* _Task input_
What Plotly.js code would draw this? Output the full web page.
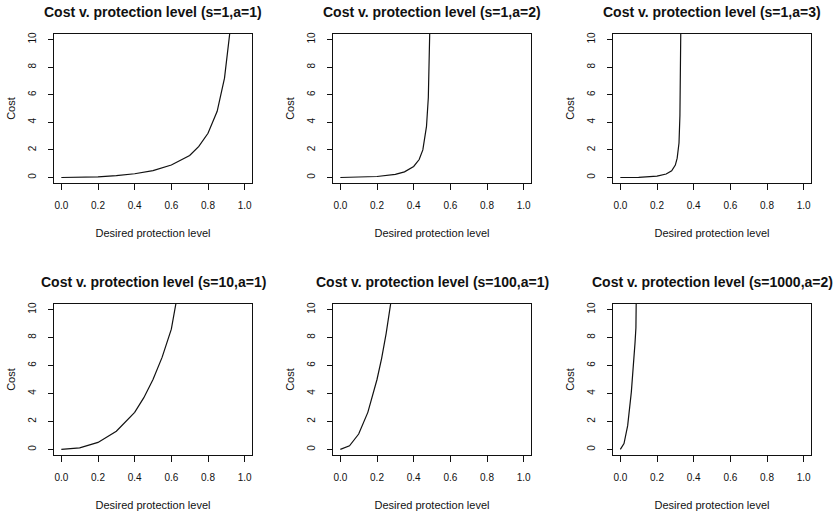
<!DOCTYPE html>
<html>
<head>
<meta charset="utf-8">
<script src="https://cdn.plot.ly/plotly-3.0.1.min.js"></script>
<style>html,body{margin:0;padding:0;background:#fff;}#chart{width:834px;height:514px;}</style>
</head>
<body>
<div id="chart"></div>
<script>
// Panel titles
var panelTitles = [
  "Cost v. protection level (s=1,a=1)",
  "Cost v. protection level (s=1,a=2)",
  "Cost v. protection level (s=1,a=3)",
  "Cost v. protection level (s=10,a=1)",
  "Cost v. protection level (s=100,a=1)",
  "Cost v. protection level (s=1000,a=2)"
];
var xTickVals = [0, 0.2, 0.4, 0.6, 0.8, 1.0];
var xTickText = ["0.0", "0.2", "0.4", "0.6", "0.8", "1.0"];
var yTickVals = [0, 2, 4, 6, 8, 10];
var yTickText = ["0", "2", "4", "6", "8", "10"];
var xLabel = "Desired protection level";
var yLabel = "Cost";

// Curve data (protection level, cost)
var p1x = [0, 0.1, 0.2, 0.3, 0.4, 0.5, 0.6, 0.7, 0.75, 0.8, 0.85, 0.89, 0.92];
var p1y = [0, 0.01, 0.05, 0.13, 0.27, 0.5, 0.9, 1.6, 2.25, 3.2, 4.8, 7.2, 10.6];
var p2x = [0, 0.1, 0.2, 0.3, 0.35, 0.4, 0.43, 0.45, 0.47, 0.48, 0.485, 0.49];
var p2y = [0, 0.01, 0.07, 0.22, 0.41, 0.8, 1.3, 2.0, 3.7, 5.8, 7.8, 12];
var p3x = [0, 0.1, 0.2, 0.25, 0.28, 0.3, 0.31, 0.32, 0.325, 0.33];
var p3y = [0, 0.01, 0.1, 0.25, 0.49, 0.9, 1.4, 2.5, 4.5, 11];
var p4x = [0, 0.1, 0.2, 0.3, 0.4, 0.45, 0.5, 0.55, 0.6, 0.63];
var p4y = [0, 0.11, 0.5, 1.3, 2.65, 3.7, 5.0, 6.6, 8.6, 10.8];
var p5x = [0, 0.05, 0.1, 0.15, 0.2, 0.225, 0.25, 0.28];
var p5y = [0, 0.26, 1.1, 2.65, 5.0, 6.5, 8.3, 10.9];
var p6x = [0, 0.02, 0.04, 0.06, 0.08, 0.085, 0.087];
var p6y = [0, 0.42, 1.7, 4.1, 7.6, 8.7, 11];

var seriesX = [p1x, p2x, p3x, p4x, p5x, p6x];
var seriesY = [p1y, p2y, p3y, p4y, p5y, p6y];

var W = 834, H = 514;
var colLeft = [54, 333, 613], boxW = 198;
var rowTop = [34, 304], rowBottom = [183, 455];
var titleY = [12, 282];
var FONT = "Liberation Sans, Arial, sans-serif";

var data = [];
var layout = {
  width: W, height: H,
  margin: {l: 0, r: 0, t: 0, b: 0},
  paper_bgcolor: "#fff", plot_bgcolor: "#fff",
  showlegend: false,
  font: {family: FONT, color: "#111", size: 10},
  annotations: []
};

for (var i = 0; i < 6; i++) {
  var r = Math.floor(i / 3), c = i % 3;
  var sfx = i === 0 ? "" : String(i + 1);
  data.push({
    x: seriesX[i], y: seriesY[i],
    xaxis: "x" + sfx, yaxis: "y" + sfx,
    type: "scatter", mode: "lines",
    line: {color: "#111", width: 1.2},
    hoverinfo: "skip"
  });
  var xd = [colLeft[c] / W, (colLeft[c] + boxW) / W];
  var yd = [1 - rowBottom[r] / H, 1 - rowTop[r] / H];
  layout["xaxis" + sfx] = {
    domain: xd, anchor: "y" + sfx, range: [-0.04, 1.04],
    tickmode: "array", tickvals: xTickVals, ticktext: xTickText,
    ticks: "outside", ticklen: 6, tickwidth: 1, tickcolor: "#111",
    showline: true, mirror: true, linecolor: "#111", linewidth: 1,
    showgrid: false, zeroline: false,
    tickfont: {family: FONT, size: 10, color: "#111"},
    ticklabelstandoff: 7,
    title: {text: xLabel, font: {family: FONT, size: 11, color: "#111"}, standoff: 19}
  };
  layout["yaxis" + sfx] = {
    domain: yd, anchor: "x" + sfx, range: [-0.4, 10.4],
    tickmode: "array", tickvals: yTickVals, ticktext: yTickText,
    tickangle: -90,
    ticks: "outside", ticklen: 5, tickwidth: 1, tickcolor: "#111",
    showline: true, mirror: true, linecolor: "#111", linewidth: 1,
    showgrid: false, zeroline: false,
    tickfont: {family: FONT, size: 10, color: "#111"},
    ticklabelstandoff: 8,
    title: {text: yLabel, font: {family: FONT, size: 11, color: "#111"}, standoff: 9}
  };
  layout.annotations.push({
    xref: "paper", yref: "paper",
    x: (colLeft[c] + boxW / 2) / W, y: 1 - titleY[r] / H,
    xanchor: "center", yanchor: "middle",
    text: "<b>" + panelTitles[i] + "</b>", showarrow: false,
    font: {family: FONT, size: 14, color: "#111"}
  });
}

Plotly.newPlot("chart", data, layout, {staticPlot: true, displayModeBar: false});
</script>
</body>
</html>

...

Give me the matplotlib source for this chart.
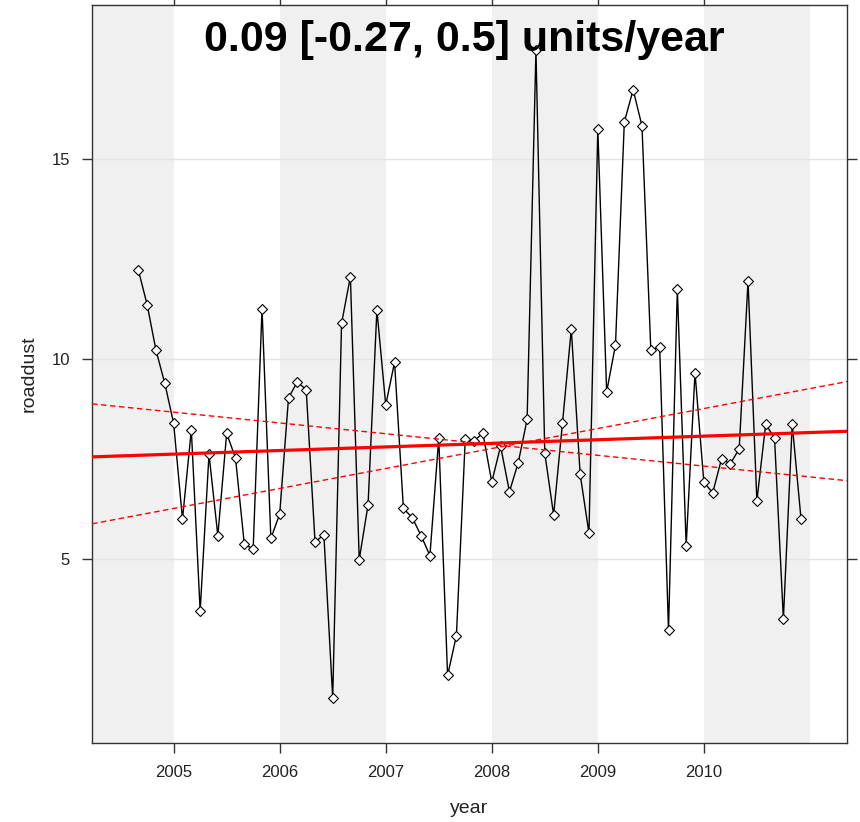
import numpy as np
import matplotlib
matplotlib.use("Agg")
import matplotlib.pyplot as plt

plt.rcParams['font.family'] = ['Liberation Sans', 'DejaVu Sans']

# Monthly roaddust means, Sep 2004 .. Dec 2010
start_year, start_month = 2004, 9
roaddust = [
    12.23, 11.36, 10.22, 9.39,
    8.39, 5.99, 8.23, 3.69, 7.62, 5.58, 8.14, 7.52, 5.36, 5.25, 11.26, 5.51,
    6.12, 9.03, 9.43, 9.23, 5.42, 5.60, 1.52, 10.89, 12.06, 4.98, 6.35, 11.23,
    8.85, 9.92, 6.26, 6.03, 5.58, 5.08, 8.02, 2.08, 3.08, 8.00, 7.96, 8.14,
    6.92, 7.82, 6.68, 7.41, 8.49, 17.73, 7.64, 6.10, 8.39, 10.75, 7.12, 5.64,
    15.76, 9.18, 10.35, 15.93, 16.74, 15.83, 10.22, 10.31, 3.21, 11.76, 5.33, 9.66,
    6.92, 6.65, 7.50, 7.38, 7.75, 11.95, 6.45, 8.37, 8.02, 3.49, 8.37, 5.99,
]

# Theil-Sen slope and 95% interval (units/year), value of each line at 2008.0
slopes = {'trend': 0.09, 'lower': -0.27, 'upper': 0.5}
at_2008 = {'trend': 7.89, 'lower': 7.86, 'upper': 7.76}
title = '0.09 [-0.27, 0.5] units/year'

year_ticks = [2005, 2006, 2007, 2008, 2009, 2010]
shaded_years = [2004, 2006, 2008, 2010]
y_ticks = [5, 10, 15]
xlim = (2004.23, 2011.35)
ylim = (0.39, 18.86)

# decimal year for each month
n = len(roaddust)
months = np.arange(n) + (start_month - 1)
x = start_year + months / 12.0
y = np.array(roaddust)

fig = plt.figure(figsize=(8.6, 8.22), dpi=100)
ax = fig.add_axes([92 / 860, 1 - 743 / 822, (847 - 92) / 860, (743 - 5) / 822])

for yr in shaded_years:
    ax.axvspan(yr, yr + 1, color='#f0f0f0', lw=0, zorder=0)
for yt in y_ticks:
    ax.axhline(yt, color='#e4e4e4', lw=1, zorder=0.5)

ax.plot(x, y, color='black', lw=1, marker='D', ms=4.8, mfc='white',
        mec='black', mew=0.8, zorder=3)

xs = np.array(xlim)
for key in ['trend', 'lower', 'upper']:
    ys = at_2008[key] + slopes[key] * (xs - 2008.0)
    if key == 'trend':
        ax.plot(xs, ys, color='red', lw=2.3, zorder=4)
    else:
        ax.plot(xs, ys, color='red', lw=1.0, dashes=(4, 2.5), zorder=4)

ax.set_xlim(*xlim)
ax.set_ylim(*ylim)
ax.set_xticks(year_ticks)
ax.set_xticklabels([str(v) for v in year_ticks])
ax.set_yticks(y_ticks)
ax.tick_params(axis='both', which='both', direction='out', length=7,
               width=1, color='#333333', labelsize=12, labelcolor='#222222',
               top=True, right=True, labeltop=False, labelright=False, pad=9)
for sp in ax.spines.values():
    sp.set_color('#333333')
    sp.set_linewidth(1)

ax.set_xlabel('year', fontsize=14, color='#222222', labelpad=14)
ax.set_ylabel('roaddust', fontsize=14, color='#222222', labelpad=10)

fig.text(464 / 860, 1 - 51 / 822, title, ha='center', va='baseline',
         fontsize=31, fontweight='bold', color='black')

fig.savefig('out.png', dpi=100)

* _Directions for this task_
Extract exactly, and only, the lines from the one with "Give me the matplotlib source for this chart." to the one with "mec='black', mew=0.8, zorder=3)", both ends counted. Leave the images behind.

* _The result_
Give me the matplotlib source for this chart.
import numpy as np
import matplotlib
matplotlib.use("Agg")
import matplotlib.pyplot as plt

plt.rcParams['font.family'] = ['Liberation Sans', 'DejaVu Sans']

# Monthly roaddust means, Sep 2004 .. Dec 2010
start_year, start_month = 2004, 9
roaddust = [
    12.23, 11.36, 10.22, 9.39,
    8.39, 5.99, 8.23, 3.69, 7.62, 5.58, 8.14, 7.52, 5.36, 5.25, 11.26, 5.51,
    6.12, 9.03, 9.43, 9.23, 5.42, 5.60, 1.52, 10.89, 12.06, 4.98, 6.35, 11.23,
    8.85, 9.92, 6.26, 6.03, 5.58, 5.08, 8.02, 2.08, 3.08, 8.00, 7.96, 8.14,
    6.92, 7.82, 6.68, 7.41, 8.49, 17.73, 7.64, 6.10, 8.39, 10.75, 7.12, 5.64,
    15.76, 9.18, 10.35, 15.93, 16.74, 15.83, 10.22, 10.31, 3.21, 11.76, 5.33, 9.66,
    6.92, 6.65, 7.50, 7.38, 7.75, 11.95, 6.45, 8.37, 8.02, 3.49, 8.37, 5.99,
]

# Theil-Sen slope and 95% interval (units/year), value of each line at 2008.0
slopes = {'trend': 0.09, 'lower': -0.27, 'upper': 0.5}
at_2008 = {'trend': 7.89, 'lower': 7.86, 'upper': 7.76}
title = '0.09 [-0.27, 0.5] units/year'

year_ticks = [2005, 2006, 2007, 2008, 2009, 2010]
shaded_years = [2004, 2006, 2008, 2010]
y_ticks = [5, 10, 15]
xlim = (2004.23, 2011.35)
ylim = (0.39, 18.86)

# decimal year for each month
n = len(roaddust)
months = np.arange(n) + (start_month - 1)
x = start_year + months / 12.0
y = np.array(roaddust)

fig = plt.figure(figsize=(8.6, 8.22), dpi=100)
ax = fig.add_axes([92 / 860, 1 - 743 / 822, (847 - 92) / 860, (743 - 5) / 822])

for yr in shaded_years:
    ax.axvspan(yr, yr + 1, color='#f0f0f0', lw=0, zorder=0)
for yt in y_ticks:
    ax.axhline(yt, color='#e4e4e4', lw=1, zorder=0.5)

ax.plot(x, y, color='black', lw=1, marker='D', ms=4.8, mfc='white',
        mec='black', mew=0.8, zorder=3)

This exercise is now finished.